Place your jewels with tweezers. Again, these are acrylic jewels. Holy moly, don't do this with Swarovski. Please. Basically, I pick up any jewels that are face up and then let go of them when they are where I want them to go (without touching the glue, which you'll figure out, but until you do, wipe the tweezers frequently), and then close the tweezers and push on the top of the jewel to make sure it's in the spot.
It takes a while. But I think it's fun. I also think spinning my own yarn is fun. This might be an indicator of my crafting personality, and a sign that we might not match. If we're not compatible in this way, you may want to proceed with caution. Start small. (There, I did a disclaimer... that was awfully nice of me. Wouldn't you say?)
I added extra fun shapes once the other swirl was there because apparently 100 little jewels in a lovely swirling row is just not enough bling for me.
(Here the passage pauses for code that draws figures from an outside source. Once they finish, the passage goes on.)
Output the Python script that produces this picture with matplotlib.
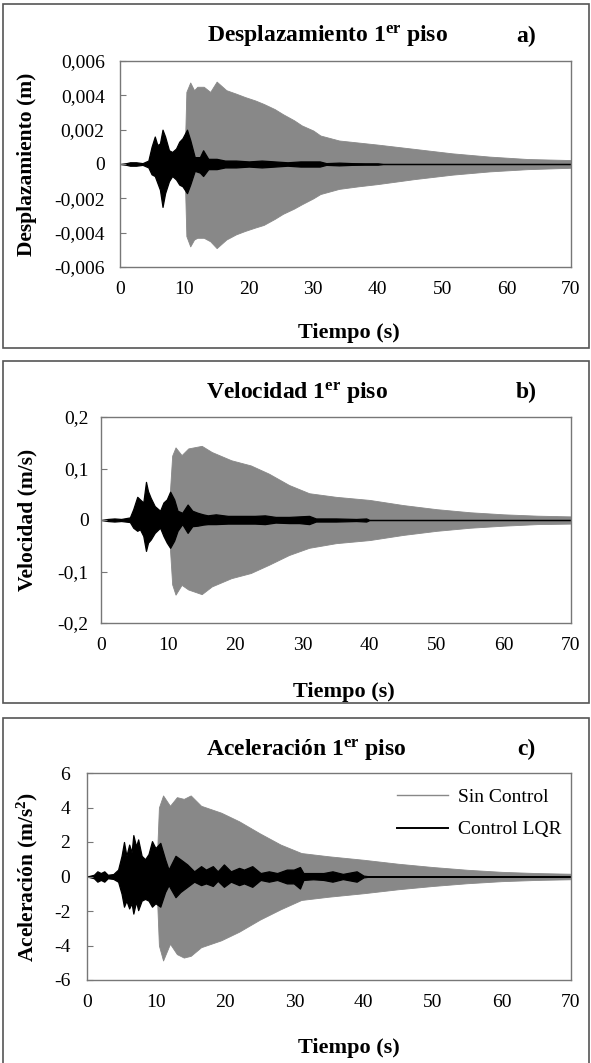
import matplotlib
matplotlib.use("Agg")
import matplotlib.pyplot as plt
from matplotlib.patches import Rectangle
from matplotlib.lines import Line2D

plt.rcParams['font.family'] = ['Liberation Serif', 'DejaVu Serif']
plt.rcParams['mathtext.fontset'] = 'custom'
plt.rcParams['mathtext.rm'] = 'Liberation Serif'
plt.rcParams['mathtext.bf'] = 'Liberation Serif:bold'
plt.rcParams['mathtext.it'] = 'Liberation Serif:italic'

# ---------------- data (envelopes) ----------------
x_ticks = [0, 10, 20, 30, 40, 50, 60, 70]

# a) Desplazamiento (m)
a_t_gray = [0, 10.0, 10.3, 10.9, 11.5, 12, 13, 14, 15, 16.5, 18, 19.4, 21, 22.3, 24, 25.3, 27, 28.2, 30, 31.1, 34, 37, 40, 45.7, 51.6, 57.4, 63.3, 70]
a_gray_up = [0, 0, 4.2e-3, 4.75e-3, 4.3e-3, 4.5e-3, 4.5e-3, 4.2e-3, 4.8e-3, 4.3e-3, 4.1e-3, 3.9e-3, 3.7e-3, 3.5e-3, 3.2e-3, 2.9e-3, 2.55e-3, 2.25e-3, 1.95e-3, 1.66e-3, 1.37e-3, 1.25e-3, 1.13e-3, 0.88e-3, 0.62e-3, 0.43e-3, 0.29e-3, 0.23e-3]
a_gray_lo = [0, 0, -4.2e-3, -4.8e-3, -4.4e-3, -4.3e-3, -4.3e-3, -4.5e-3, -4.9e-3, -4.4e-3, -4.1e-3, -3.9e-3, -3.7e-3, -3.55e-3, -3.2e-3, -2.9e-3, -2.6e-3, -2.35e-3, -2.0e-3, -1.75e-3, -1.45e-3, -1.3e-3, -1.17e-3, -0.88e-3, -0.62e-3, -0.43e-3, -0.3e-3, -0.22e-3]
a_t_black = [0, 1.0, 1.55, 2.5, 3.5, 4.4, 4.9, 5.4, 5.8, 6.2, 6.6, 7.0, 7.6, 8.1, 8.7, 9.2, 9.7, 10.4, 10.9, 11.6, 12.4, 12.9, 13.7, 15.0, 16.3, 18, 20, 22, 24, 26, 28, 30, 31, 32, 34, 36, 38, 40, 41, 70]
a_black_up = [0, 0.05e-3, 0.1e-3, 0.1e-3, 0.05e-3, 0.2e-3, 1.0e-3, 1.6e-3, 1.1e-3, 1.2e-3, 2.0e-3, 1.6e-3, 0.8e-3, 0.7e-3, 0.9e-3, 1.3e-3, 1.5e-3, 2.0e-3, 1.4e-3, 0.4e-3, 0.4e-3, 0.8e-3, 0.3e-3, 0.3e-3, 0.2e-3, 0.2e-3, 0.15e-3, 0.2e-3, 0.15e-3, 0.1e-3, 0.15e-3, 0.15e-3, 0.15e-3, 0.05e-3, 0.08e-3, 0.05e-3, 0.04e-3, 0.04e-3, 0, 0]
a_black_lo = [0, -0.05e-3, -0.1e-3, -0.1e-3, -0.05e-3, -0.2e-3, -0.6e-3, -0.7e-3, -1.1e-3, -1.5e-3, -2.5e-3, -1.7e-3, -1.0e-3, -0.7e-3, -0.9e-3, -1.2e-3, -1.3e-3, -1.7e-3, -1.2e-3, -0.4e-3, -0.5e-3, -0.7e-3, -0.3e-3, -0.3e-3, -0.2e-3, -0.2e-3, -0.15e-3, -0.2e-3, -0.15e-3, -0.1e-3, -0.15e-3, -0.15e-3, -0.15e-3, -0.05e-3, -0.08e-3, -0.05e-3, -0.04e-3, -0.04e-3, 0, 0]
a_yticks = [-0.006, -0.004, -0.002, 0, 0.002, 0.004, 0.006]
a_ylabels = ['-0,006', '-0,004', '-0,002', '0', '0,002', '0,004', '0,006']

# b) Velocidad (m/s)
b_t_gray = [0, 10.0, 10.6, 11.1, 12, 13, 15, 16.5, 19.4, 22.3, 25, 28, 31, 35, 40, 45, 50, 55, 60, 65, 70]
b_gray_up = [0, 0, 0.125, 0.141, 0.126, 0.139, 0.144, 0.132, 0.116, 0.106, 0.09, 0.068, 0.052, 0.045, 0.039, 0.029, 0.021, 0.015, 0.011, 0.0084, 0.007]
b_gray_lo = [0, 0, -0.125, -0.145, -0.126, -0.135, -0.144, -0.129, -0.113, -0.103, -0.087, -0.068, -0.054, -0.045, -0.039, -0.029, -0.021, -0.015, -0.011, -0.008, -0.007]
b_t_black = [0, 1, 2, 3, 4.3, 4.8, 5.4, 5.8, 6.3, 6.7, 7.0, 7.4, 8.0, 8.8, 9.3, 9.8, 10.3, 10.9, 11.4, 12.1, 12.9, 13.6, 14.4, 15.2, 15.9, 17.1, 18.9, 20.9, 22.9, 24.4, 26, 28, 29.5, 31, 32, 35, 38, 39.5, 40, 70]
b_black_up = [0, .002, .003, .002, .005, .021, .045, .04, .034, .074, .056, .043, .027, .018, .034, .04, .055, .04, .018, .014, .03, .018, .014, .011, .009, .011, .008, .008, .008, .009, .006, .006, .007, .008, .003, .003, .002, .003, 0, 0]
b_black_lo = [0, -.002, -.003, -.002, -.004, -.015, -.021, -.018, -.031, -.06, -.044, -.038, -.025, -.015, -.031, -.044, -.054, -.04, -.021, -.008, -.025, -.012, -.011, -.009, -.008, -.008, -.007, -.007, -.007, -.008, -.005, -.006, -.006, -.008, -.003, -.003, -.002, -.003, 0, 0]
b_yticks = [-0.2, -0.1, 0, 0.1, 0.2]
b_ylabels = ['-0,2', '-0,1', '0', '0,1', '0,2']

# c) Aceleración (m/s2)
c_t_gray = [0, 10.0, 10.4, 11, 12, 13, 14, 15, 16.5, 19.4, 22, 25, 28, 31, 35, 40, 45, 50, 55, 60, 65, 70]
c_gray_up = [0, 0, 4.0, 4.7, 4.1, 4.6, 4.5, 4.7, 4.1, 3.7, 3.2, 2.5, 1.85, 1.36, 1.17, 0.97, 0.74, 0.55, 0.39, 0.27, 0.2, 0.16]
c_gray_lo = [0, 0, -4.0, -4.87, -3.9, -4.5, -4.7, -4.6, -4.1, -3.7, -3.2, -2.5, -1.9, -1.36, -1.17, -0.97, -0.74, -0.55, -0.39, -0.27, -0.2, -0.16]
c_t_black = [0, 1, 1.5, 2, 2.5, 3, 3.8, 4.5, 5.0, 5.35, 5.7, 6.1, 6.45, 6.7, 7.1, 7.4, 7.9, 8.4, 8.9, 9.4, 9.9, 10.6, 11.3, 11.8, 12.8, 13.5, 14.5, 15.5, 16.5, 17.2, 18.2, 18.9, 19.8, 20.8, 22.0, 22.7, 23.9, 25.1, 26.3, 27.5, 28.9, 29.9, 30.8, 31.3, 32.7, 34.2, 35.5, 37, 39, 40, 41, 70]
c_black_up = [0, .1, .3, .2, .3, .1, .14, .4, 1.2, 2.0, 1.2, 1.85, 1.4, 2.4, 1.75, 2.15, 1.2, 1.0, 1.3, 2.05, 1.65, 1.95, 1.0, .4, 1.2, 1.0, .7, .3, .6, .4, .6, .3, .7, .3, .5, .4, .6, .2, .3, .2, .4, .4, .55, .2, .2, .2, .3, .15, .3, .05, 0, 0]
c_black_lo = [0, -.1, -.3, -.2, -.3, -.1, -.14, -.3, -1.0, -1.75, -1.4, -1.85, -1.55, -2.15, -1.45, -1.95, -1.4, -1.3, -1.4, -1.75, -1.55, -1.75, -.9, -.5, -1.2, -.9, -.6, -.3, -.5, -.4, -.55, -.25, -.6, -.3, -.5, -.4, -.6, -.2, -.3, -.2, -.4, -.4, -.7, -.2, -.16, -.2, -.3, -.15, -.3, -.05, 0, 0]
c_yticks = [-6, -4, -2, 0, 2, 4, 6]
c_ylabels = ['-6', '-4', '-2', '0', '2', '4', '6']

series_labels = ['Sin Control', 'Control LQR']
GRAY = '#888888'
SPINE = '#777777'

W, H = 591, 1063
fig = plt.figure(figsize=(W / 100, H / 100), dpi=100)


def px(x, y):
    return x / W, 1 - y / H


def box(x0, y0, x1, y1):
    fig.patches.append(Rectangle((x0 / W, 1 - y1 / H), (x1 - x0) / W, (y1 - y0) / H,
                                 transform=fig.transFigure, fill=False,
                                 edgecolor='#555555', linewidth=1.2))


def panel(rect_px, tg, gu, gl, tb, bu, bl, yticks, ylabels, ylim, ypad):
    l, t, r, b = rect_px
    ax = fig.add_axes([l / W, 1 - b / H, (r - l) / W, (b - t) / H])
    ax.fill_between(tg, gl, gu, color=GRAY, linewidth=0.6, edgecolor=GRAY)
    ax.fill_between(tb, bl, bu, color='black', linewidth=0.9, edgecolor='black')
    ax.set_xlim(0, 70)
    ax.set_ylim(*ylim)
    ax.set_xticks(x_ticks)
    ax.set_yticks(yticks)
    ax.set_yticklabels(ylabels)
    ax.tick_params(axis='x', length=0, pad=10, labelsize=14)
    ax.tick_params(axis='y', direction='in', length=4, color=SPINE, pad=ypad, labelsize=14)
    for s in ax.spines.values():
        s.set_color(SPINE)
        s.set_linewidth(1.0)
    return ax


TITLE_FS = 17
LABEL_FS = 16
YLABEL_FS = 15.5

# panel boxes
box(3, 4, 589, 348)
box(3, 361, 589, 703)
box(3, 718, 589, 1075)

# panel a
ax_a = panel((120, 61, 571, 267), a_t_gray, a_gray_up, a_gray_lo, a_t_black, a_black_up, a_black_lo,
             a_yticks, a_ylabels, (-0.006, 0.006), 11)
fig.text(*px(327, 36), r'Desplazamiento 1$^{\mathbf{er}}$ piso', ha='center', va='center', fontsize=TITLE_FS, fontweight='bold')
fig.text(*px(526, 36), 'a)', ha='center', va='center', fontsize=TITLE_FS, fontweight='bold')
fig.text(*px(27, 164), 'Desplazamiento (m)', rotation=90, ha='center', va='center', fontsize=YLABEL_FS, fontweight='bold')
fig.text(*px(349, 333), 'Tiempo (s)', ha='center', va='center', fontsize=LABEL_FS, fontweight='bold')

# panel b
ax_b = panel((101, 417, 571, 623), b_t_gray, b_gray_up, b_gray_lo, b_t_black, b_black_up, b_black_lo,
             b_yticks, b_ylabels, (-0.2, 0.2), 9)
fig.text(*px(297, 392), r'Velocidad 1$^{\mathbf{er}}$ piso', ha='center', va='center', fontsize=TITLE_FS, fontweight='bold')
fig.text(*px(526, 392), 'b)', ha='center', va='center', fontsize=TITLE_FS, fontweight='bold')
fig.text(*px(27, 520), 'Velocidad (m/s)', rotation=90, ha='center', va='center', fontsize=YLABEL_FS, fontweight='bold')
fig.text(*px(344, 692), 'Tiempo (s)', ha='center', va='center', fontsize=LABEL_FS, fontweight='bold')

# panel c
ax_c = panel((87, 773, 571, 980), c_t_gray, c_gray_up, c_gray_lo, c_t_black, c_black_up, c_black_lo,
             c_yticks, c_ylabels, (-6, 6), 12)
fig.text(*px(306, 749), r'Aceleración 1$^{\mathbf{er}}$ piso', ha='center', va='center', fontsize=TITLE_FS, fontweight='bold')
fig.text(*px(526, 749), 'c)', ha='center', va='center', fontsize=TITLE_FS, fontweight='bold')
fig.text(*px(27, 877), r'Aceleración (m/s$^{\mathbf{2}}$)', rotation=90, ha='center', va='center', fontsize=YLABEL_FS, fontweight='bold')
fig.text(*px(349, 1048), 'Tiempo (s)', ha='center', va='center', fontsize=LABEL_FS, fontweight='bold')

handles = [Line2D([], [], color=GRAY, linewidth=1.0), Line2D([], [], color='black', linewidth=1.4)]
ax_c.legend(handles, series_labels, loc='upper right', bbox_to_anchor=(1.012, 1.0), frameon=False,
            fontsize=14, handlelength=2.6, handletextpad=0.5, labelspacing=0.75, borderaxespad=0.4)

fig.savefig('out.png', dpi=100)
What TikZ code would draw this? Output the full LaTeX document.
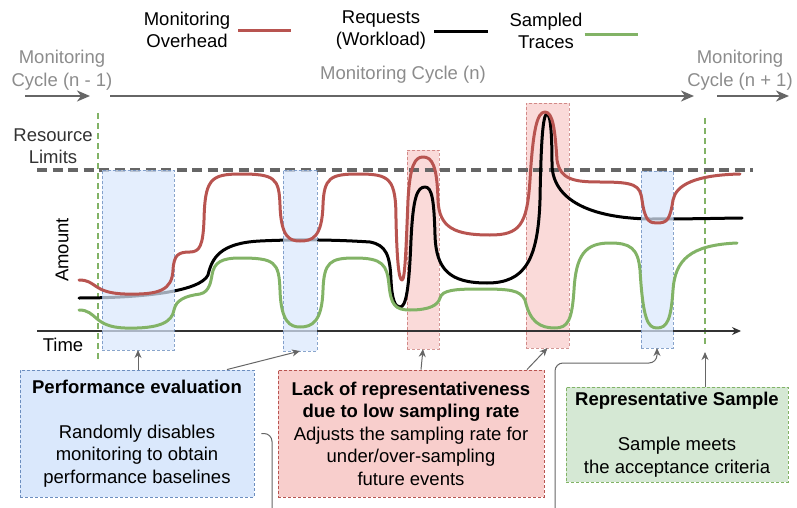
\documentclass[tikz,border=0pt]{standalone}
\usepackage{fontspec}
\setmainfont{Liberation Sans}
\usetikzlibrary{arrows.meta}
\definecolor{redc}{HTML}{B85450}
\definecolor{greenc}{HTML}{82B366}
\definecolor{bluec}{HTML}{6C8EBF}
\definecolor{bluef}{HTML}{DAE8FC}
\definecolor{redf}{HTML}{F8CECC}
\definecolor{greenf}{HTML}{D5E8D4}
\definecolor{grayc}{HTML}{666666}
\definecolor{graytxt}{HTML}{8C8C8C}
\definecolor{darktxt}{HTML}{333333}
\begin{document}
\begin{tikzpicture}[x=1pt,y=-1pt,
  txt/.style={font=\fontsize{18.5}{22.5}\selectfont, align=center, inner sep=0pt},
  box/.style={txt, draw, densely dashed, line width=0.9pt, minimum height=0pt},
  bluebox/.style={box, fill=bluef, draw=bluec},
  redbox/.style={box, fill=redf, draw=redc},
  greenbox/.style={box, fill=greenf, draw=greenc},
  bluer/.style={fill=bluef, fill opacity=0.72, draw=bluec, draw opacity=0.8, densely dashed, line width=0.8pt, inner sep=0pt, outer sep=0pt},
  redr/.style={fill=redf, fill opacity=0.75, draw=redc, draw opacity=0.6, densely dashed, line width=0.8pt, inner sep=0pt, outer sep=0pt},
  curve/.style={line width=3pt, line cap=round, line join=round},
  conn/.style={draw=grayc, line width=1pt, -{Stealth[length=8pt,width=7pt,inset=2.5pt]}},
  cyc/.style={draw=grayc, line width=2pt, -{Stealth[length=13pt,width=11pt,inset=4pt]}},
  vline/.style={draw=greenc, line width=1.6pt, dash pattern=on 6pt off 4pt},
  limline/.style={draw=grayc, line width=3.4pt, dash pattern=on 10pt off 5.5pt},
]
\useasboundingbox (0,0) rectangle (797,508);
\clip (0,0) rectangle (797,508);

% legend
\node[txt] (lmo) at (187,30) {Monitoring\\Overhead};
\draw[redc, line width=3pt] (lmo.east) ++(8,1) -- ++(53,0);
\node[txt] (lrq) at (381,30) {Requests\\(Workload)};
\draw[black, line width=3pt] (lrq.east) ++(8,2) -- ++(54,0);
\node[txt] (lst) at (546,31) {Sampled\\Traces};
\draw[greenc, line width=3pt] (lst.east) ++(2,4) -- ++(53,0);

% cycle labels
\node[txt, text=graytxt] (c0) at (62,70) {Monitoring\\Cycle (n - 1)};
\node[txt, text=graytxt] (c1) at (403,75) {Monitoring Cycle (n)};
\node[txt, text=graytxt] (c2) at (740,70) {Monitoring\\Cycle (n + 1)};
\coordinate (a0s) at (25,96); \coordinate (a0e) at (90,96);
\coordinate (a1s) at (110,96); \coordinate (a1e) at (694,96);
\coordinate (a2s) at (717,96); \coordinate (a2e) at (789,96);
\draw[cyc] (a0s) -- (a0e);
\draw[cyc] (a1s) -- (a1e);
\draw[cyc] (a2s) -- (a2e);

% axis labels
\node[txt, text=darktxt] (rl) at (53,146) {Resource\\Limits};
\node[txt, rotate=90] (am) at (62,250) {Amount};
\node[txt] (tm) at (63,345) {Time};

% green vertical dashed lines
\coordinate (g1t) at (98,113); \coordinate (g1b) at (98,362);
\coordinate (g2t) at (705,118); \coordinate (g2b) at (705,346);
\draw[vline] (g1t) -- (g1b);
\draw[vline] (g2t) -- (g2b);

% red rects (behind)
\node[redr, minimum width=32, minimum height=199] (r1) at (423,249.5) {};
\node[redr, minimum width=43, minimum height=245] (r2) at (547.5,225.5) {};

% resource limit line
\coordinate (ls) at (37,170); \coordinate (le) at (753,170);
\path[limline] (ls) -- (le);

% time axis
\coordinate (ts) at (37,331); \coordinate (te) at (741,331);
\draw[darktxt, line width=1.2pt, -{Stealth[length=9pt,width=8pt,inset=3pt]}] (ts) -- (te);

% black curve (under blue rects)
\draw[curve, black] (79,298) .. controls (140,298) and (200,292) .. (208,275)
 .. controls (212,258) and (220,243) .. (260,241)
 .. controls (300,239) and (340,240) .. (370,242)
 .. controls (386,245) and (390,255) .. (391,280)
 .. controls (392,300) and (395,307) .. (400,307)
 .. controls (406,307) and (409,290) .. (411,240)
 .. controls (413,198) and (417,187) .. (425,187)
 .. controls (432,187) and (434,200) .. (435,235)
 .. controls (436,270) and (450,283) .. (487,283)
 .. controls (525,283) and (538,260) .. (540,200)
 .. controls (541,140) and (543,114) .. (547,114)
 .. controls (551,114) and (552,140) .. (552,165)
 .. controls (553,200) and (590,218) .. (650,219)
 .. controls (700,219) and (730,218) .. (742,218);

% blue rects
\node[bluer, minimum width=72, minimum height=180] (b1) at (138,260) {};
\node[bluer, minimum width=34, minimum height=181] (b2) at (300,260.5) {};
\node[bluer, minimum width=32, minimum height=177] (b3) at (657,259.5) {};

% red curve
\draw[curve, redc] (79,280) .. controls (97,280) and (92,293) .. (125,294)
 .. controls (160,295) and (172,290) .. (173,270)
 .. controls (174,255) and (178,252) .. (190,252)
 .. controls (200,252) and (203,245) .. (204,220)
 .. controls (205,180) and (210,174) .. (240,174)
 .. controls (275,174) and (279,178) .. (280,205)
 .. controls (281,238) and (290,241) .. (300,241)
 .. controls (312,241) and (322,238) .. (323,205)
 .. controls (324,178) and (330,174) .. (358,174)
 .. controls (390,174) and (396,178) .. (396,220)
 .. controls (397,262) and (399,280) .. (402,280)
 .. controls (405,280) and (406,250) .. (408,200)
 .. controls (410,165) and (415,157) .. (423,157)
 .. controls (432,157) and (437,165) .. (438,200)
 .. controls (439,228) and (455,235) .. (490,235)
 .. controls (520,235) and (527,225) .. (530,180)
 .. controls (533,130) and (537,112) .. (545,112)
 .. controls (553,112) and (555,130) .. (557,160)
 .. controls (560,180) and (575,182) .. (600,182)
 .. controls (635,182) and (640,185) .. (642,200)
 .. controls (645,222) and (650,223) .. (657,223)
 .. controls (667,223) and (670,220) .. (673,200)
 .. controls (676,185) and (695,175) .. (740,174);

% green curve
\draw[curve, greenc] (79,310) .. controls (97,310) and (93,327) .. (125,328)
 .. controls (160,329) and (172,322) .. (174,310)
 .. controls (176,300) and (185,296) .. (200,294)
 .. controls (210,292) and (211,280) .. (212,275)
 .. controls (214,262) and (222,258) .. (240,258)
 .. controls (275,258) and (279,262) .. (280,290)
 .. controls (281,322) and (290,327) .. (300,327)
 .. controls (312,327) and (322,322) .. (323,290)
 .. controls (324,262) and (330,258) .. (355,258)
 .. controls (383,258) and (387,265) .. (389,285)
 .. controls (391,305) and (395,310) .. (410,310)
 .. controls (430,310) and (438,305) .. (440,298)
 .. controls (442,290) and (455,289) .. (480,289)
 .. controls (510,289) and (520,290) .. (525,300)
 .. controls (530,322) and (540,328) .. (555,328)
 .. controls (568,328) and (572,320) .. (574,290)
 .. controls (576,255) and (585,243) .. (610,243)
 .. controls (630,243) and (638,248) .. (640,270)
 .. controls (643,320) and (648,328) .. (657,328)
 .. controls (667,328) and (671,320) .. (673,290)
 .. controls (675,260) and (690,245) .. (737,243);

% boxes
\node[bluebox, minimum width=234, minimum height=127] (pe) at (137,433.5)
  {\textbf{Performance evaluation}\\[22.5pt]Randomly disables\\monitoring to obtain\\performance baselines};
\node[redbox, minimum width=266, minimum height=127] (lr) at (411,433.5)
  {\textbf{Lack of representativeness}\\\textbf{due to low sampling rate}\\Adjusts the sampling rate for\\under/over-sampling\\future events};
\node[greenbox, minimum width=222, minimum height=95] (rs) at (677,434.5)
  {\textbf{Representative Sample}\\[22.5pt]Sample meets\\the acceptance criteria};

% connectors
\draw[conn] (pe.north -| b1.south) -- (b1.south);
\draw[conn] ([xshift=90pt]pe.north) -- (b2.south);
\draw[conn] ([xshift=10pt]lr.north) -- (r1.south);
\draw[conn] ([xshift=116pt]lr.north) -- (r2.south);
\coordinate (g2a) at (705,352);
\draw[conn] (rs.north -| g2a) -- (g2a);
\coordinate (lc1) at (272,530);
\coordinate (lc2) at (555,363);
\draw[conn, rounded corners=8pt] ([xshift=7pt]pe.east) -| (lc1) -| (lc2) -| (b3.south);
\end{tikzpicture}
\end{document}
Again, personality indicator, etc., we may not match, proceed with caution, blah, blah, blah. ^_~
There's my final title before it dried. I need to take a picture of it dry so that you can see how perfectly the glue disappears. It doesn't just dry clear. It dries smaller. So the HUGE pile of white glue you see will be clearer and a bit smaller once it's completely dry. This process takes a long time, by the way. At least an hour. Maybe two, even though it says it's quick dry adhesive.